>>>
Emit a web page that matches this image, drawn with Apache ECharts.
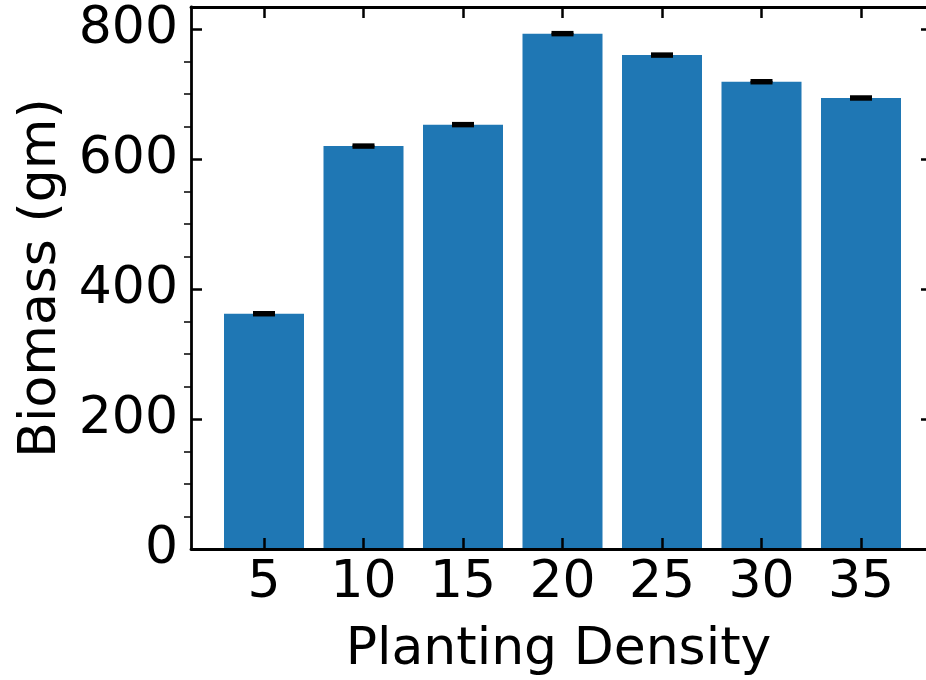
<!DOCTYPE html>
<html>
<head>
<meta charset="utf-8">
<script src="https://cdn.jsdelivr.net/npm/echarts@6/dist/echarts.min.js"></script>
<style>
  html, body { margin: 0; padding: 0; background: #fff; }
  #main { width: 926px; height: 680px; }
</style>
</head>
<body>
<div id="main"></div>
<script>
// data
var densities = ['5', '10', '15', '20', '25', '30', '35'];
var biomass = [362, 620, 653, 793, 760, 719, 694];
var biomassErr = [1.5, 1.5, 1.5, 1.5, 1.5, 1.5, 1.5];
var majorTicks = [0, 200, 400, 600, 800];
var minorTicks = [50, 100, 150, 250, 300, 350, 450, 500, 550, 650, 700, 750];
var yMax = 834;

var FONT = 'DejaVu Sans';
var FS = 52;
var black = '#000';

var chart = echarts.init(document.getElementById('main'));

var errData = [];
for (var i = 0; i < biomass.length; i++) {
    errData.push([i, biomass[i], biomassErr[i]]);
}

// error bar with caps
function renderErr(params, api) {
    var x = api.coord([api.value(0), 0])[0];
    var lo = api.coord([api.value(0), api.value(1) - api.value(2)])[1];
    var hi = api.coord([api.value(0), api.value(1) + api.value(2)])[1];
    var st = {stroke: black, lineWidth: 3.5};
    return {
        type: 'group',
        children: [
            {type: 'line', shape: {x1: x, y1: lo, x2: x, y2: hi}, style: st},
            {type: 'line', shape: {x1: x - 11, y1: hi, x2: x + 11, y2: hi}, style: st},
            {type: 'line', shape: {x1: x - 11, y1: lo, x2: x + 11, y2: lo}, style: st}
        ]
    };
}

function spine() {
    return {show: true, onZero: false, lineStyle: {color: black, width: 2.8}};
}

var option = {
    animation: false,
    textStyle: {fontFamily: FONT},
    grid: [
        // grid for bars (category bands)
        {left: 214.25, right: 15.25, top: 7, bottom: 131, outerBoundsMode: 'none'},
        // frame grid (spines)
        {left: 191, right: 0, top: 7, bottom: 131, outerBoundsMode: 'none'}
    ],
    xAxis: [{
        type: 'category',
        gridIndex: 0,
        position: 'bottom',
        z: 20,
        data: densities,
        axisLine: {show: false, onZero: false},
        axisTick: {show: true, inside: true, alignWithLabel: true, length: 11, lineStyle: {color: black, width: 2.5}},
        axisLabel: {color: black, fontSize: FS, fontFamily: FONT, margin: 8},
        splitLine: {show: false}
    }, {
        type: 'category',
        gridIndex: 0,
        position: 'top',
        z: 20,
        data: densities,
        axisLine: {show: false, onZero: false},
        axisTick: {show: true, inside: true, alignWithLabel: true, length: 11, lineStyle: {color: black, width: 2.5}},
        axisLabel: {show: false},
        splitLine: {show: false}
    }, {
        type: 'value',
        gridIndex: 1,
        position: 'bottom',
        z: 20,
        min: 0,
        max: 1,
        name: 'Planting Density',
        nameLocation: 'middle',
        nameGap: 75,
        nameTextStyle: {color: black, fontSize: FS, fontFamily: FONT},
        axisLine: spine(),
        axisTick: {show: false},
        axisLabel: {show: false},
        splitLine: {show: false}
    }, {
        type: 'value',
        gridIndex: 1,
        position: 'top',
        z: 20,
        min: 0,
        max: 1,
        axisLine: spine(),
        axisTick: {show: false},
        axisLabel: {show: false},
        splitLine: {show: false}
    }],
    yAxis: [{
        type: 'value',
        gridIndex: 0,
        min: 0,
        max: yMax,
        show: false
    }, {
        type: 'value',
        gridIndex: 1,
        position: 'left',
        z: 20,
        min: 0,
        max: yMax,
        name: 'Biomass (gm)',
        nameLocation: 'middle',
        nameGap: 116,
        nameTextStyle: {color: black, fontSize: FS, fontFamily: FONT},
        axisLine: spine(),
        axisTick: {show: true, inside: true, length: 11, customValues: majorTicks, lineStyle: {color: black, width: 2.5}},
        axisLabel: {color: black, fontSize: FS, fontFamily: FONT, margin: 13, customValues: majorTicks},
        splitLine: {show: false}
    }, {
        type: 'value',
        gridIndex: 1,
        position: 'left',
        z: 20,
        min: 0,
        max: yMax,
        axisLine: {show: false, onZero: false},
        axisTick: {show: true, inside: false, length: 7, customValues: minorTicks, lineStyle: {color: black, width: 1.5}},
        axisLabel: {show: false},
        splitLine: {show: false}
    }, {
        // right spine lies just outside the picture, only its inner ticks show
        type: 'value',
        gridIndex: 1,
        position: 'right',
        offset: 6,
        z: 20,
        min: 0,
        max: yMax,
        axisLine: {show: false, onZero: false},
        axisTick: {show: true, inside: true, length: 11, customValues: majorTicks, lineStyle: {color: black, width: 2.5}},
        axisLabel: {show: false},
        splitLine: {show: false}
    }],
    series: [{
        name: 'Biomass',
        type: 'bar',
        xAxisIndex: 0,
        yAxisIndex: 0,
        barWidth: 80,
        itemStyle: {color: '#1f77b4'},
        data: biomass
    }, {
        name: 'Error',
        type: 'custom',
        xAxisIndex: 0,
        yAxisIndex: 0,
        renderItem: renderErr,
        encode: {x: 0, y: 1},
        z: 10,
        data: errData
    }]
};

chart.setOption(option);
</script>
</body>
</html>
<<<
● **Given exercise**
Restate, line by line and word for word, everything from the top of the material through the line that contains "var yMax = 834;". Leave pictures out.

● **The output**
Emit a web page that matches this image, drawn with Apache ECharts.
<!DOCTYPE html>
<html>
<head>
<meta charset="utf-8">
<script src="https://cdn.jsdelivr.net/npm/echarts@6/dist/echarts.min.js"></script>
<style>
  html, body { margin: 0; padding: 0; background: #fff; }
  #main { width: 926px; height: 680px; }
</style>
</head>
<body>
<div id="main"></div>
<script>
// data
var densities = ['5', '10', '15', '20', '25', '30', '35'];
var biomass = [362, 620, 653, 793, 760, 719, 694];
var biomassErr = [1.5, 1.5, 1.5, 1.5, 1.5, 1.5, 1.5];
var majorTicks = [0, 200, 400, 600, 800];
var minorTicks = [50, 100, 150, 250, 300, 350, 450, 500, 550, 650, 700, 750];
var yMax = 834;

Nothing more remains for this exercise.